High-quality ground-truth labels are essential for training reliable and accurate deep learning models. While advances in the automatic classification of volcano-seismic signatures hold promise for global implementation in volcano observatories, training data often remain sparse and are typically labelled by a single expert, with uncertainty frequently overlooked or unquantified. This study investigates the level of agreement among experts when classifying volcano-seismic signatures, highlighting potential ambiguities in the training data that may impact model performance. The specific objectives of this study are: (1) to evaluate agreement among experts on volcano-seismic signatures, and (2) to develop an agreement-based classification method for volcanic earthquakes. The study involves designing an online questionnaire, distributed globally to volcano experts, and asking participants to classify volcano-seismic signatures into predefined categories: volcano-tectonic, long-period, hybrid, and other.
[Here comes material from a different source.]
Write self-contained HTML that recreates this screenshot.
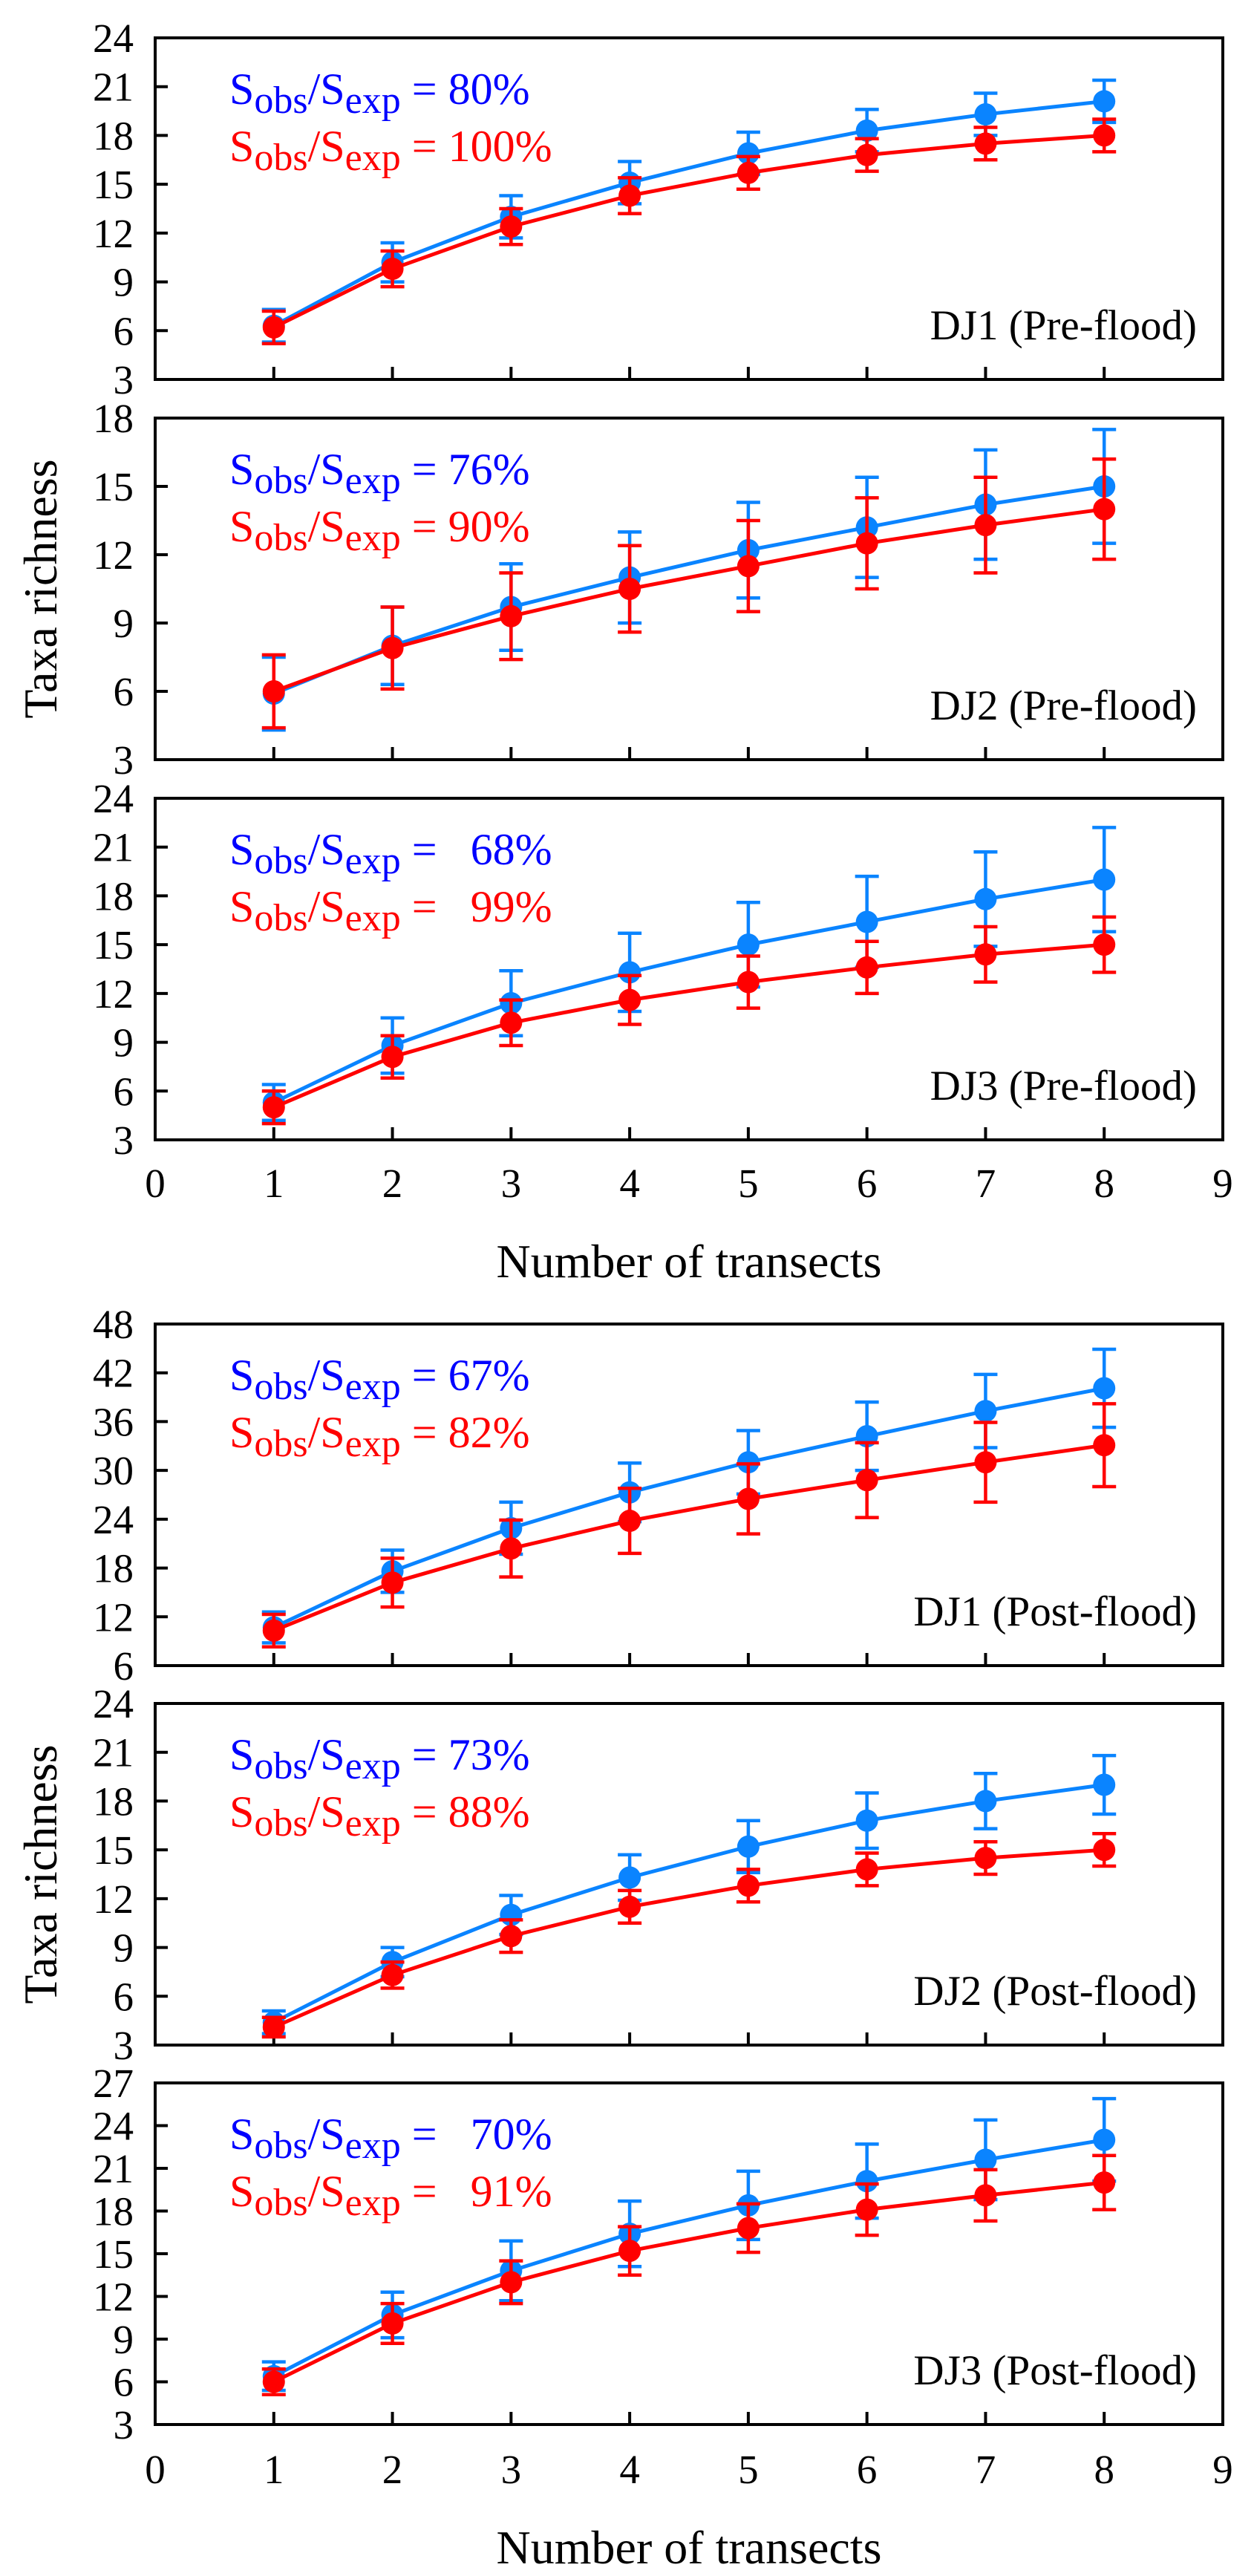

Participants will provide a likelihood score on a continuous scale from -1 (certain the signal did not belong to the category) to 1 (certain the signal did belong to the category). Annotator agreement and uncertainty will be assessed using Kendall's W and Fleiss' Kappa, both robust statistical measures of inter-rater reliability. Ground-truth labels will be assigned probabilities based on the maximum likelihood derived from all discrete classes. Incorporating uncertainty into the data provides transparency in the machine learning process and may offer insights into whether the current standard classification groupings are truly adequate for precise volcano monitoring practices.